To leave its own mark on the performance, the theater company added sounds and music by collaborating with a composer and sound designer to create a completely original score.

Producer Lauren Hughes said that the sound team had few constraints on its creativity as there is no sound in the book to which the play must conform.

“Making ‘The Arrival’ taught us many things .?.?. We get incredible feedback from audience members telling us how the show has changed them, what it has meant to them. We have had audiences of refugees, of the deaf, of families, students and of arts festival patrons,” Hughes said in a statement. “We are motivated by theater that is accessible and meaningful to everyone on their own terms. So in terms of what inspires us now, it is those stories, images, moments, experiences that speak to our hearts. Those are universal human tales.”

The four-year-old theater company has already won big at the 2010 Chapman Tripp Theater Awards, with “The Arrival” coming out on top for best production, most original production, best director, best set and best costume.

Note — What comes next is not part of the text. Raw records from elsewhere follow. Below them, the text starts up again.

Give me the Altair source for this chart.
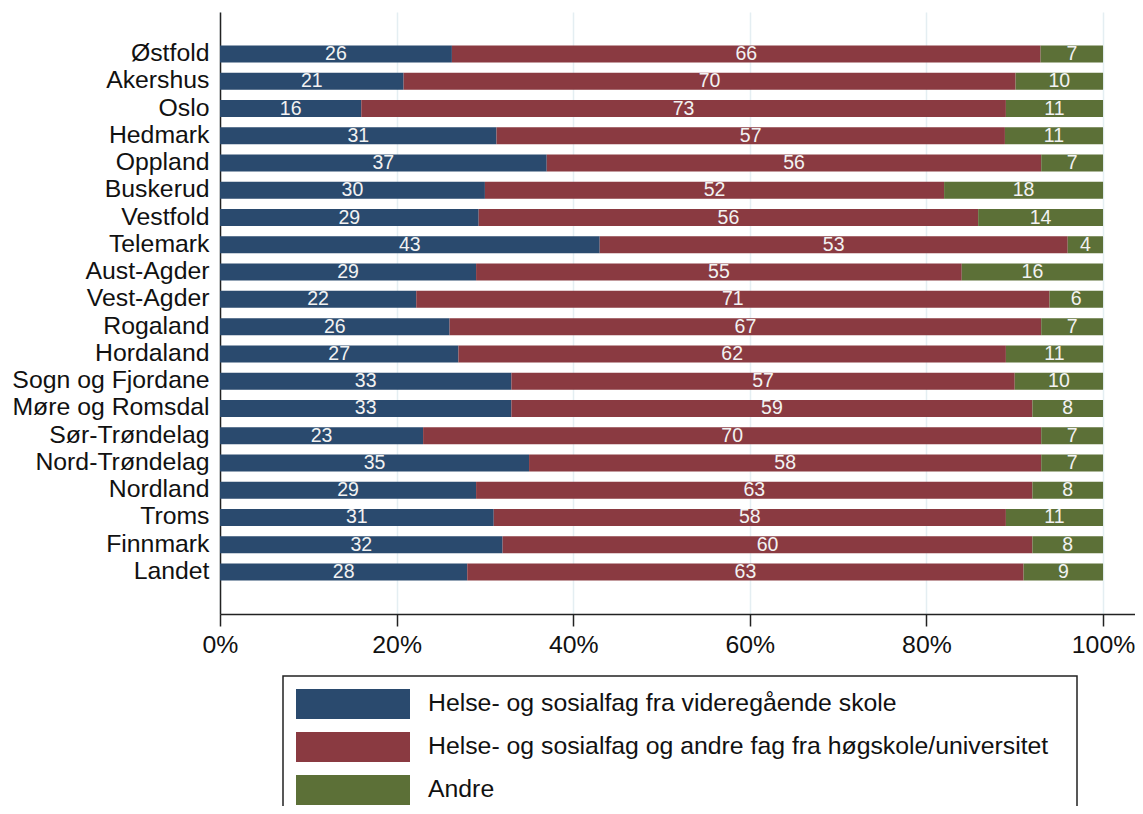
import altair as alt
import pandas as pd

regions = ["Østfold", "Akershus", "Oslo", "Hedmark", "Oppland", "Buskerud", "Vestfold",
           "Telemark", "Aust-Agder", "Vest-Agder", "Rogaland", "Hordaland",
           "Sogn og Fjordane", "Møre og Romsdal", "Sør-Trøndelag", "Nord-Trøndelag",
           "Nordland", "Troms", "Finnmark", "Landet"]
vgs = [26, 21, 16, 31, 37, 30, 29, 43, 29, 22, 26, 27, 33, 33, 23, 35, 29, 31, 32, 28]
hoy = [66, 70, 73, 57, 56, 52, 56, 53, 55, 71, 67, 62, 57, 59, 70, 58, 63, 58, 60, 63]
andre = [7, 10, 11, 11, 7, 18, 14, 4, 16, 6, 7, 11, 10, 8, 7, 7, 8, 11, 8, 9]

categories = ["Helse- og sosialfag fra videregående skole",
              "Helse- og sosialfag og andre fag fra høgskole/universitet",
              "Andre"]
colors = ["#2A4A6E", "#8A3A41", "#5C7037"]
tick_values = [0, 0.2, 0.4, 0.6, 0.8, 1.0]

rows = []
for i, r in enumerate(regions):
    for k, vals in enumerate([vgs, hoy, andre]):
        rows.append({"region": r, "cat": categories[k], "order": k, "value": vals[i]})
df = pd.DataFrame(rows)

# blank slots above and below the bars (empty space inside the plot region)
y_domain = [" "] + regions + ["  "]

FONT = "Liberation Sans"
FS = 24.8

base = alt.Chart(df).transform_stack(
    stack="value", as_=["x0", "x1"], groupby=["region"], offset="normalize",
    sort=[alt.SortField("order", order="ascending")]
).transform_calculate(xm="(datum.x0 + datum.x1) / 2")

xscale = alt.Scale(domain=[0, 1.0362], nice=False, zero=False)
yscale = alt.Scale(domain=y_domain, paddingInner=0.376, paddingOuter=0.228)

bars = base.mark_bar().encode(
    x=alt.X("x0:Q", scale=xscale, title=None,
            axis=alt.Axis(values=tick_values, format=".0%", labelFontSize=FS,
                          labelColor="#111111", labelFont=FONT, labelPadding=6,
                          tickSize=12, tickColor="#222222", tickWidth=1.5,
                          domainColor="#222222", domainWidth=1.5,
                          grid=True, gridColor="#E4EEF2", gridWidth=1.5,
                          labelFlush=False)),
    x2="x1:Q",
    y=alt.Y("region:N", scale=yscale, title=None,
            axis=alt.Axis(ticks=False, labelFontSize=FS, labelPadding=11, labelLimit=400,
                          labelColor="#111111", domainColor="#222222", domainWidth=1.5,
                          labelFont=FONT)),
    color=alt.Color("cat:N", scale=alt.Scale(domain=categories, range=colors),
                    legend=alt.Legend(title=None, orient="none", legendX=63, legendY=664,
                                      direction="vertical",
                                      symbolType="M-3.8,-1H3.8V1H-3.8Z M47.4,0",
                                      symbolSize=900,
                                      symbolOffset=42, labelOffset=60,
                                      symbolStrokeWidth=0, symbolOpacity=1,
                                      labelFontSize=FS, labelFont=FONT, labelColor="#111111",
                                      labelLimit=1000, rowPadding=13, padding=13,
                                      strokeColor="#222222")),
)

labels = base.mark_text(color="#F2F2F2", fontSize=19.5, font=FONT).encode(
    x=alt.X("xm:Q", scale=xscale),
    y=alt.Y("region:N", scale=yscale),
    text=alt.Text("value:Q"),
)

chart = alt.layer(bars, labels).properties(
    width=915, height=602,
    autosize=alt.AutoSizeParams(type="none"),
    padding={"left": 212, "top": 4, "right": 0, "bottom": 192},
    background="white",
).configure_view(stroke=None).configure_legend(strokeWidth=1.5)

chart.save("out.html", embed_options={"renderer": "svg", "actions": False})
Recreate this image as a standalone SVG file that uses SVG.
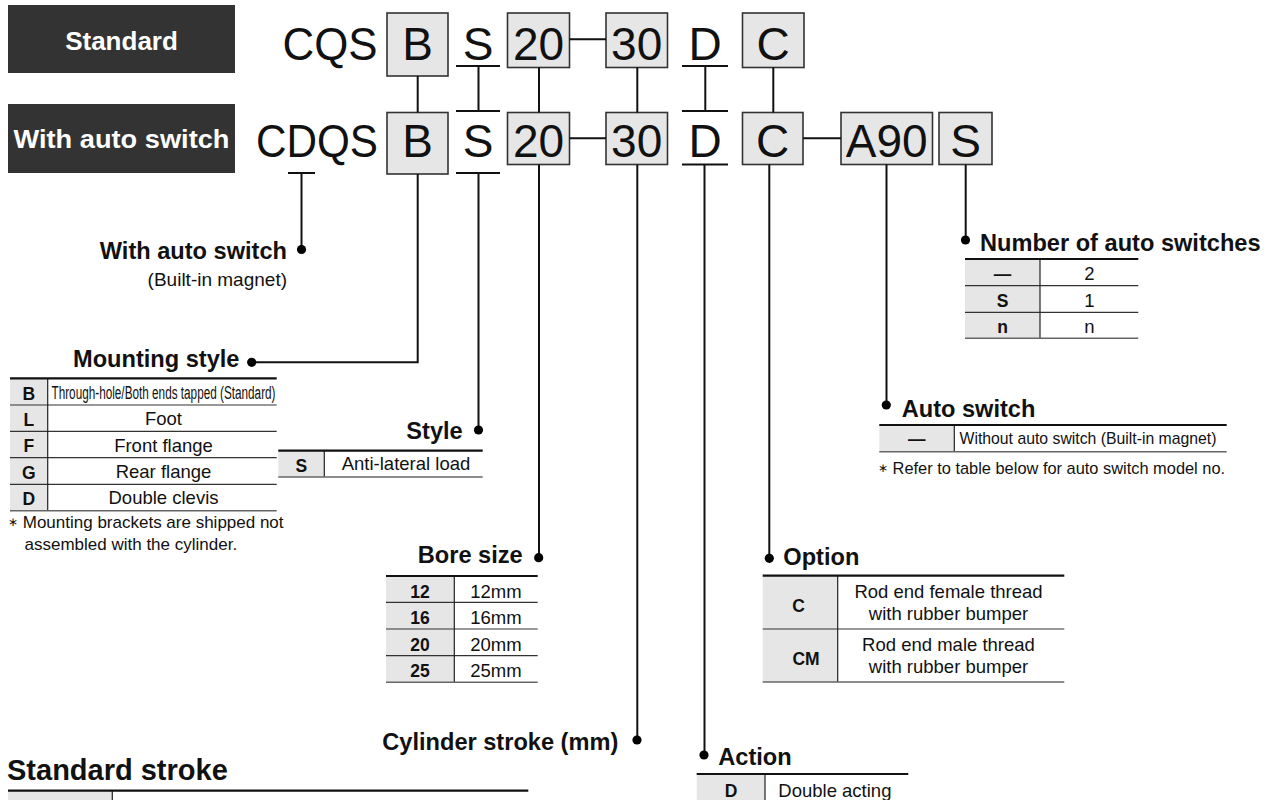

LG Arts Center is betting that the performance will be just as successful in Seoul.

“[‘The Arrival’ will] arouse admiration from Korean audiences, as the characters in the book come to life on a sophisticated stage while the story is told only by mime and body gestures, making it an internationally appealing production.”


* The Red Leap will present “The Arrival” at 8 p.m. on Thursday and Friday and at 2 p.m. and 7 p.m. on Saturday and Sunday at the LG Arts Center in southern Seoul.